**Your goal**
Leaving the pictures out, print the lines from the first line of the listing through the line containing "0, 5.3, 17.6]", exactly as they read, and no others.
****************************************
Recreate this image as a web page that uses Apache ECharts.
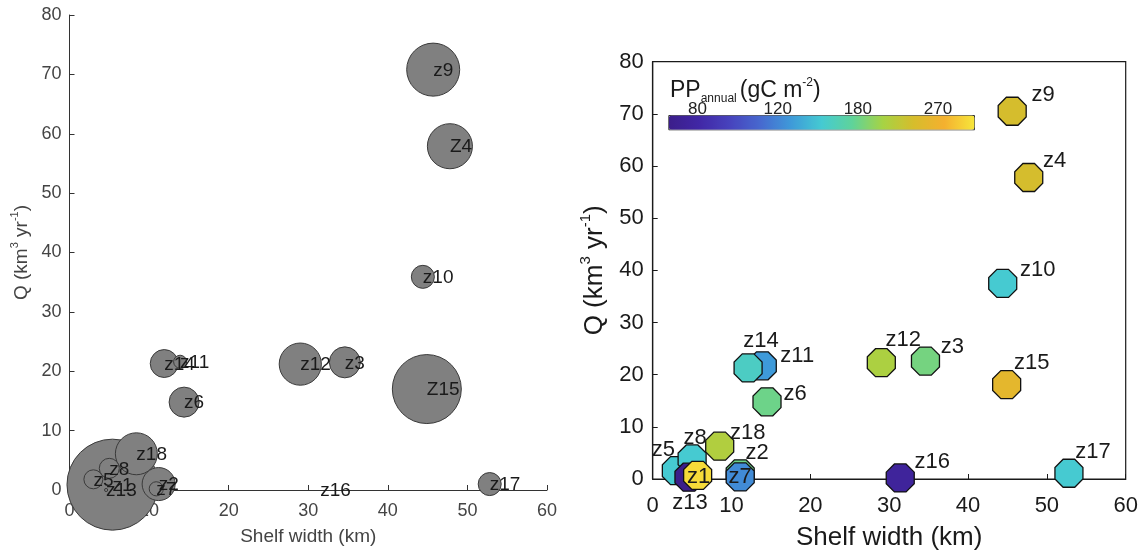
<!DOCTYPE html>
<html>
<head>
<meta charset="utf-8">
<script src="https://cdn.jsdelivr.net/npm/echarts@6/dist/echarts.min.js"></script>
<style>
  html, body { margin: 0; padding: 0; background: #fff; }
  #chart { width: 1143px; height: 556px; }
</style>
</head>
<body>
<div id="chart"></div>
<script>
// station names (z1..z18)
const names = ['z1', 'z2', 'z3', 'z4', 'z5', 'z6', 'z7', 'z8', 'z9', 'z10', 'z11', 'z12', 'z13', 'z14', 'z15', 'z16', 'z17', 'z18']
const leftNames = ['z1', 'z2', 'z3', 'Z4', 'z5', 'z6', 'z7', 'z8', 'z9', 'z10', 'z11', 'z12', 'z13', 'z14', 'Z15', 'z16', 'z17', 'z18']

// left panel: bubble chart
const leftShelf = [5.4, 11.2, 34.6, 47.8, 3.0, 14.4, 10.9, 5.0, 45.7, 44.4, 13.9, 29.0, 4.6, 11.9, 44.9, 31.5, 52.8, 8.4]
const leftQ = [0.9, 1.0, 21.5, 57.9, 1.8, 14.8, 0.2, 3.65, 70.8, 35.9, 21.6, 21.2, 0, 21.3, 17.0, 0, 1.0, 6.1]
const bubbleValue = [82.8, 10.9, 9.6, 20.3, 3.6, 9.0, 2.0, 4.0, 28.1, 5.3, 1.7, 17.8, 0.1, 7.8, 47.6, 0, 5.3, 17.6]

// right panel: scatter coloured by annual PP
const rightShelf = [5.7, 11.1, 34.6, 47.7, 3.0, 14.5, 11.1, 5.0, 45.6, 44.4, 13.9, 29.0, 4.6, 12.1, 44.9, 31.4, 52.8, 8.5]
const rightQ = [0.7, 1.0, 22.6, 57.8, 1.6, 14.8, 0.4, 3.85, 70.5, 37.5, 21.7, 22.3, 0.35, 21.3, 18.1, 0.2, 1.1, 6.3]
const ppAnnual = [314, 180, 183, 237, 150, 180, 122, 150, 237, 150, 128, 208, 69, 156, 256, 76, 150, 211]

const ppTicks = [80, 120, 180, 270]
const ppMin = 69
const ppMax = 324

const font = 'Liberation Sans, Arial, sans-serif'
const colorStops = ['#3b1e8a', '#4127a6', '#4743bd', '#4769cf', '#3e9ad9', '#45cad2',
  '#5fd39a', '#a6d344', '#d6bd2c', '#f4b02f', '#f7e63b']

// label placement for the right panel (pixels from marker centre)
const rightLabelOffset = {
  z1: [1, 2], z2: [17, -21], z3: [27, -14], z4: [26, -17], z5: [-13, -21], z6: [28, -8],
  z7: [0, 0], z8: [3, -21], z9: [31, -16], z10: [35, -13], z11: [35, -10], z12: [22, -23],
  z13: [1, 26], z14: [13, -27], z15: [25, -22], z16: [32, -16], z17: [24, -21], z18: [28, -13]
}

const octagon = 'path://M0.383,-0.924L0.924,-0.383L0.924,0.383L0.383,0.924L-0.383,0.924L-0.924,0.383L-0.924,-0.383L-0.383,-0.924Z'

// bigger bubbles first so the small ones sit on top
const leftOrder = names.map((n, i) => i).sort((a, b) => bubbleValue[b] - bubbleValue[a])
// z1 is drawn last on the right panel
const rightOrder = names.map((n, i) => i).filter(i => names[i] !== 'z1').concat(names.indexOf('z1'))

const chart = echarts.init(document.getElementById('chart'))

chart.setOption({
  backgroundColor: '#fff',
  animation: false,
  textStyle: { fontFamily: font },
  grid: [
    { left: 69.5, top: 15, width: 477.5, height: 475 },
    { left: 652.7, top: 61.7, width: 473, height: 419.3, show: true, borderColor: '#1a1a1a', borderWidth: 1.2 },
    { left: 668.3, top: 115, width: 305.7, height: 14.3 }
  ],
  xAxis: [
    {
      gridIndex: 0, type: 'value', min: 0, max: 60, interval: 10,
      axisLine: { lineStyle: { color: '#333', width: 1 } },
      axisTick: { inside: true, length: 5, lineStyle: { color: '#333' } },
      axisLabel: { fontSize: 18, color: '#444', margin: 12 },
      splitLine: { show: false },
      name: 'Shelf width (km)', nameLocation: 'middle', nameGap: 37,
      nameTextStyle: { fontSize: 19, color: '#444' }
    },
    {
      gridIndex: 1, type: 'value', min: 0, max: 60, interval: 10,
      axisLine: { lineStyle: { color: '#1a1a1a', width: 1.2 } },
      axisTick: { inside: true, length: 5, lineStyle: { color: '#1a1a1a' } },
      axisLabel: { fontSize: 22, color: '#1a1a1a', margin: 16 },
      splitLine: { show: false },
      name: 'Shelf width (km)', nameLocation: 'middle', nameGap: 46,
      nameTextStyle: { fontSize: 26, color: '#1a1a1a' }
    },
    {
      gridIndex: 2, type: 'value', min: Math.log(ppMin), max: Math.log(ppMax), position: 'top',
      axisLine: { show: false },
      axisTick: { show: false },
      splitLine: { show: false },
      axisLabel: {
        customValues: ppTicks.map(v => Math.log(v)),
        formatter: v => String(Math.round(Math.exp(v))),
        fontSize: 17, color: '#222', margin: -3
      }
    }
  ],
  yAxis: [
    {
      gridIndex: 0, type: 'value', min: 0, max: 80, interval: 10,
      axisLine: { lineStyle: { color: '#333', width: 1 } },
      axisTick: { inside: true, length: 5, lineStyle: { color: '#333' } },
      axisLabel: { fontSize: 18, color: '#444', margin: 8 },
      splitLine: { show: false },
      name: '{a|Q (km}{s|3}{a| yr}{s|-1}{a|)}', nameLocation: 'middle', nameGap: 36,
      nameTextStyle: {
        rich: {
          a: { fontSize: 19, color: '#444', fontFamily: font, lineHeight: 24, verticalAlign: 'middle' },
          s: { fontSize: 11, color: '#444', fontFamily: font, lineHeight: 24, verticalAlign: 'top' }
        }
      }
    },
    {
      gridIndex: 1, type: 'value', min: 0, max: 80, interval: 10,
      axisLine: { lineStyle: { color: '#1a1a1a', width: 1.2 } },
      axisTick: { inside: true, length: 5, lineStyle: { color: '#1a1a1a' } },
      axisLabel: { fontSize: 22, color: '#1a1a1a', margin: 9 },
      splitLine: { show: false },
      name: '{a|Q (km}{s|3}{a| yr}{s|-1}{a|)}', nameLocation: 'middle', nameGap: 42,
      nameTextStyle: {
        rich: {
          a: { fontSize: 26, color: '#1a1a1a', fontFamily: font, lineHeight: 32, verticalAlign: 'middle' },
          s: { fontSize: 15, color: '#1a1a1a', fontFamily: font, lineHeight: 32, verticalAlign: 'top' }
        }
      }
    },
    { gridIndex: 2, type: 'value', show: false }
  ],
  visualMap: {
    type: 'continuous',
    seriesIndex: 1,
    dimension: 2,
    min: Math.log(ppMin),
    max: Math.log(ppMax),
    orient: 'horizontal',
    left: 668.3,
    top: 115,
    itemWidth: 14.3,
    itemHeight: 305.7,
    padding: 0,
    calculable: false,
    hoverLink: false,
    borderColor: '#333',
    borderWidth: 1,
    inRange: { color: colorStops }
  },
  graphic: [{
    type: 'text',
    left: 670,
    top: 77,
    style: {
      text: '{a|PP}{b|annual}{a|(gC m}{c|-2}{a|)}',
      rich: {
        a: { fontSize: 23, fontFamily: font, fill: '#1a1a1a', lineHeight: 28, verticalAlign: 'middle' },
        b: { fontSize: 12, fontFamily: font, fill: '#1a1a1a', lineHeight: 28, verticalAlign: 'bottom', padding: [0, 3, 0, 0] },
        c: { fontSize: 12, fontFamily: font, fill: '#1a1a1a', lineHeight: 28, verticalAlign: 'top' }
      }
    }
  }],
  series: [
    {
      type: 'scatter',
      xAxisIndex: 0,
      yAxisIndex: 0,
      clip: false,
      data: leftOrder.map(i => ({ name: leftNames[i], value: [leftShelf[i], leftQ[i], bubbleValue[i]] })),
      symbolSize: v => 10 * Math.sqrt(v[2]),
      itemStyle: { color: '#808080', borderColor: '#3a3a3a', borderWidth: 1, opacity: 1 },
      label: {
        show: true, position: 'inside', align: 'left', offset: [0, 1],
        formatter: '{b}', fontSize: 19, color: '#1a1a1a', fontFamily: font
      }
    },
    {
      type: 'scatter',
      xAxisIndex: 1,
      yAxisIndex: 1,
      clip: false,
      symbol: octagon,
      symbolSize: 28,
      data: rightOrder.map(i => ({
        name: names[i],
        value: [rightShelf[i], rightQ[i], Math.log(ppAnnual[i])],
        label: { offset: rightLabelOffset[names[i]] }
      })),
      itemStyle: { borderColor: '#111', borderWidth: 1.3, opacity: 1 },
      label: {
        show: true, position: 'inside', formatter: '{b}',
        fontSize: 22, color: '#1a1a1a', fontFamily: font
      }
    }
  ]
})
</script>
</body>
</html>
****************************************
**Solution to this task**
Recreate this image as a web page that uses Apache ECharts.
<!DOCTYPE html>
<html>
<head>
<meta charset="utf-8">
<script src="https://cdn.jsdelivr.net/npm/echarts@6/dist/echarts.min.js"></script>
<style>
  html, body { margin: 0; padding: 0; background: #fff; }
  #chart { width: 1143px; height: 556px; }
</style>
</head>
<body>
<div id="chart"></div>
<script>
// station names (z1..z18)
const names = ['z1', 'z2', 'z3', 'z4', 'z5', 'z6', 'z7', 'z8', 'z9', 'z10', 'z11', 'z12', 'z13', 'z14', 'z15', 'z16', 'z17', 'z18']
const leftNames = ['z1', 'z2', 'z3', 'Z4', 'z5', 'z6', 'z7', 'z8', 'z9', 'z10', 'z11', 'z12', 'z13', 'z14', 'Z15', 'z16', 'z17', 'z18']

// left panel: bubble chart
const leftShelf = [5.4, 11.2, 34.6, 47.8, 3.0, 14.4, 10.9, 5.0, 45.7, 44.4, 13.9, 29.0, 4.6, 11.9, 44.9, 31.5, 52.8, 8.4]
const leftQ = [0.9, 1.0, 21.5, 57.9, 1.8, 14.8, 0.2, 3.65, 70.8, 35.9, 21.6, 21.2, 0, 21.3, 17.0, 0, 1.0, 6.1]
const bubbleValue = [82.8, 10.9, 9.6, 20.3, 3.6, 9.0, 2.0, 4.0, 28.1, 5.3, 1.7, 17.8, 0.1, 7.8, 47.6, 0, 5.3, 17.6]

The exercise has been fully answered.